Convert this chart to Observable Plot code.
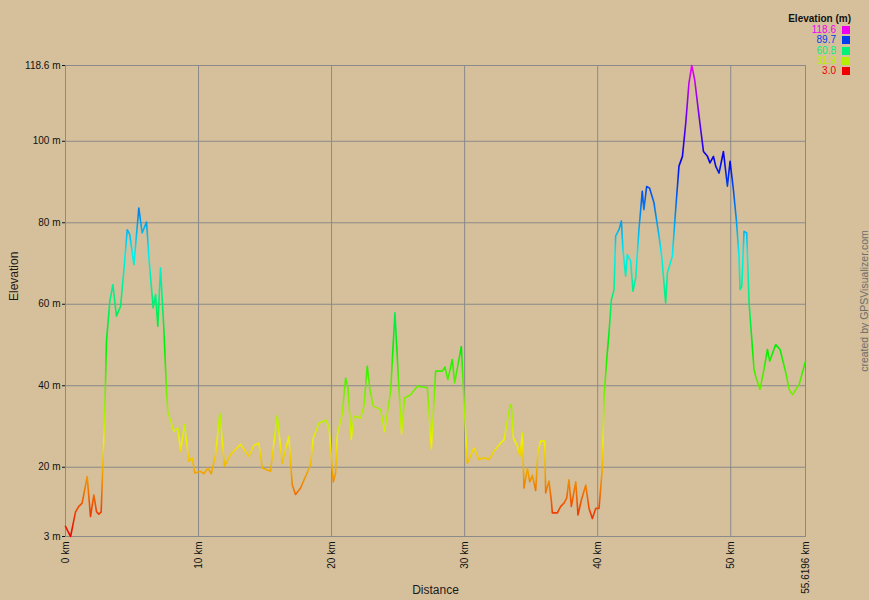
<!DOCTYPE html>
<html><head><meta charset="utf-8">
<script src="https://cdn.jsdelivr.net/npm/d3@7"></script>
<script src="https://cdn.jsdelivr.net/npm/@observablehq/plot@0.6"></script>
<style>
html,body{margin:0;padding:0;background:#D5C09B;}
#wrap{position:relative;width:869px;height:600px;overflow:hidden;font-family:"Liberation Sans",Arial,sans-serif;}
#wrap svg{position:absolute;left:0;top:0;}
.lg-title{position:absolute;left:760px;width:91px;top:13px;text-align:right;font-weight:bold;font-size:10px;color:#111;}
.lg-val{position:absolute;left:790px;width:46px;text-align:right;font-size:10px;line-height:10px;}
.lg-sw{position:absolute;left:842px;width:8px;height:8px;}
.caption{position:absolute;left:864px;top:301px;transform:translate(-50%,-50%) rotate(-90deg);white-space:nowrap;font-size:10.5px;color:#6e6e6e;}
</style></head><body><div id="wrap"></div>
<script>
const distanceKm = [0.00,0.38,0.75,1.00,1.25,1.63,1.88,2.13,2.33,2.50,2.68,2.80,2.96,3.08,3.33,3.56,3.83,4.14,4.38,4.64,4.83,5.14,5.51,5.76,6.09,6.27,6.59,6.77,6.94,7.14,7.39,7.59,7.69,8.14,8.44,8.65,8.95,9.27,9.52,9.72,10.15,10.40,10.70,10.95,11.28,11.60,11.95,12.40,13.16,13.78,14.16,14.53,14.79,15.41,15.91,16.29,16.79,17.04,17.29,17.67,18.42,18.62,19.05,19.55,19.80,20.13,20.30,20.43,20.80,21.05,21.23,21.48,21.68,22.18,22.43,22.68,22.88,23.13,23.68,23.98,24.44,24.76,25.06,25.26,25.49,25.94,26.44,27.20,27.50,27.82,28.32,28.52,28.74,29.07,29.25,29.75,30.02,30.20,30.70,31.08,31.45,31.83,32.20,32.70,32.96,33.21,33.41,33.51,33.66,33.96,34.16,34.34,34.46,34.72,34.89,35.09,35.34,35.51,35.71,36.01,36.09,36.34,36.52,36.59,36.97,37.22,37.47,37.67,37.84,38.02,38.35,38.52,38.77,39.10,39.35,39.60,39.85,40.10,40.35,40.48,40.68,40.85,41.03,41.23,41.35,41.60,41.78,41.90,42.10,42.23,42.48,42.65,42.86,43.10,43.35,43.47,43.68,43.90,44.23,44.61,44.81,45.11,45.24,45.61,45.86,46.11,46.37,46.62,46.86,47.07,47.29,47.62,47.95,48.25,48.44,48.70,48.87,49.12,49.45,49.75,49.95,50.20,50.43,50.62,50.70,50.83,51.00,51.20,51.38,51.75,51.88,52.20,52.50,52.76,52.93,53.38,53.71,54.14,54.39,54.64,55.14,55.52,55.6196];
const elevationM = [5.5,3.0,9.0,10.4,11.2,17.7,7.9,13.2,9.1,8.5,9.0,20.0,34.6,50.9,60.7,64.8,57.1,59.5,68.0,78.3,77.1,69.7,83.6,77.5,80.2,71.4,59.1,62.4,54.6,68.9,54.2,38.7,33.7,28.8,29.6,23.9,30.5,21.5,22.3,18.6,19.0,18.4,19.8,18.4,23.1,33.3,20.2,23.1,25.6,22.7,25.4,25.9,19.8,19.0,32.7,21.0,27.6,15.7,13.3,14.9,20.6,27.1,30.8,31.6,29.9,16.4,18.6,28.0,33.0,41.9,39.5,26.8,32.5,32.1,35.0,44.8,39.1,35.0,34.2,28.8,38.7,57.9,39.5,28.2,37.0,37.8,39.9,39.5,24.4,43.6,43.6,44.6,41.5,46.4,40.7,49.6,32.1,21.0,24.7,21.9,22.3,21.9,23.9,25.9,26.7,31.3,35.0,35.4,27.2,25.2,22.7,28.4,14.9,19.8,16.4,18.0,14.3,23.9,26.4,26.4,13.7,16.6,11.7,8.8,8.8,10.4,11.2,12.4,16.9,10.4,16.4,8.3,11.9,15.6,9.9,7.4,9.9,9.9,19.8,37.4,46.4,53.0,61.1,63.6,76.7,78.3,80.4,73.4,66.9,72.2,70.6,63.2,66.5,78.3,87.7,83.2,88.9,88.5,84.9,76.7,71.8,60.3,67.7,71.8,83.2,93.9,96.3,104.5,114.3,118.6,115.1,106.1,97.5,96.3,94.7,96.3,93.9,92.2,97.5,89.0,95.1,88.1,80.4,71.8,63.6,64.4,77.9,77.5,60.3,44.0,42.3,39.1,44.0,48.9,46.0,50.1,48.9,43.2,39.1,37.8,40.3,44.8,46.0];
const xTicks = [0,10,20,30,40,50,55.6196];
const xTickLabels = ["0 km","10 km","20 km","30 km","40 km","50 km","55.6196 km"];
const yTicks = [3,20,40,60,80,100,118.6];
const yTickLabels = ["3 m","20 m","40 m","60 m","80 m","100 m","118.6 m"];
const xGrid = [10,20,30,40,50];
const yGrid = [20,40,60,80,100];
const legendValues = [118.6,89.7,60.8,31.9,3.0];
const legendLabels = ["118.6","89.7","60.8","31.9","3.0"];

const data = distanceKm.map((d,i)=>({km:d, m:elevationM[i]}));
const color = Plot.scale({color:{type:"linear", domain:[3,118.6], range:["hsl(0,100%,47%)","hsl(300,100%,47%)"], interpolate:d3.interpolateHslLong}});
const gridColor = "#8a8a8a";

const chart = Plot.plot({
  width:869, height:600,
  marginLeft:65, marginRight:64, marginTop:65, marginBottom:64,
  style:{background:"transparent", color:"#111", fontFamily:"'Liberation Sans',Arial,sans-serif", fontSize:"10px"},
  x:{domain:[0,55.6196], ticks:xTicks, tickFormat:d=>xTickLabels[xTicks.indexOf(d)], tickSize:0, tickPadding:5, tickRotate:-90, label:null},
  y:{domain:[3,118.6], ticks:yTicks, tickFormat:d=>yTickLabels[yTicks.indexOf(d)], tickSize:3, tickPadding:2, label:null},
  marks:[
    Plot.ruleX(xGrid,{stroke:gridColor, strokeWidth:1}),
    Plot.ruleY(yGrid,{stroke:gridColor, strokeWidth:1}),
    Plot.frame({stroke:gridColor, strokeWidth:1}),
    Plot.line(data,{x:"km", y:"m", stroke:"url(#elevGrad)", strokeWidth:1.6}),
    Plot.text(["Elevation"],{text:d=>d, frameAnchor:"left", dx:-51, rotate:-90, fontSize:12, fill:"#1a1a1a"}),
    Plot.text(["Distance"],{text:d=>d, frameAnchor:"bottom", dy:57, fontSize:12, fill:"#1a1a1a"})
  ]
});

// gradient stroke following elevation, positioned with the y scale
const ys = chart.scale("y");
const NS = "http://www.w3.org/2000/svg";
const defs = document.createElementNS(NS,"defs");
const grad = document.createElementNS(NS,"linearGradient");
grad.setAttribute("id","elevGrad");
grad.setAttribute("gradientUnits","userSpaceOnUse");
grad.setAttribute("x1",0); grad.setAttribute("x2",0);
grad.setAttribute("y1",ys.apply(3)); grad.setAttribute("y2",ys.apply(118.6));
for (let k=0;k<=40;k++){
  const v = 3 + k*(118.6-3)/40;
  const s = document.createElementNS(NS,"stop");
  s.setAttribute("offset",k/40);
  s.setAttribute("stop-color",color.apply(v));
  grad.appendChild(s);
}
defs.appendChild(grad);
chart.insertBefore(defs, chart.firstChild);

const wrap = document.getElementById("wrap");
wrap.appendChild(chart);

// legend
const t = document.createElement("div");
t.className="lg-title"; t.textContent="Elevation (m)";
wrap.appendChild(t);
legendValues.forEach((v,i)=>{
  const top = 26 + i*10.3;
  const lab = document.createElement("div");
  lab.className="lg-val"; lab.textContent=legendLabels[i];
  lab.style.top=(top-1)+"px"; lab.style.color=color.apply(v);
  wrap.appendChild(lab);
  const sw = document.createElement("div");
  sw.className="lg-sw"; sw.style.top=top+"px"; sw.style.background=color.apply(v);
  wrap.appendChild(sw);
});
const cap = document.createElement("div");
cap.className="caption"; cap.textContent="created by GPSVisualizer.com";
wrap.appendChild(cap);
</script></body></html>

> [TASK INSTRUCTIONS] For this exercise, gather every line of the data that contains the word "chart".

> [THE OUTPUT]
Convert this chart to Observable Plot code.
const chart = Plot.plot({
const ys = chart.scale("y");
chart.insertBefore(defs, chart.firstChild);
wrap.appendChild(chart);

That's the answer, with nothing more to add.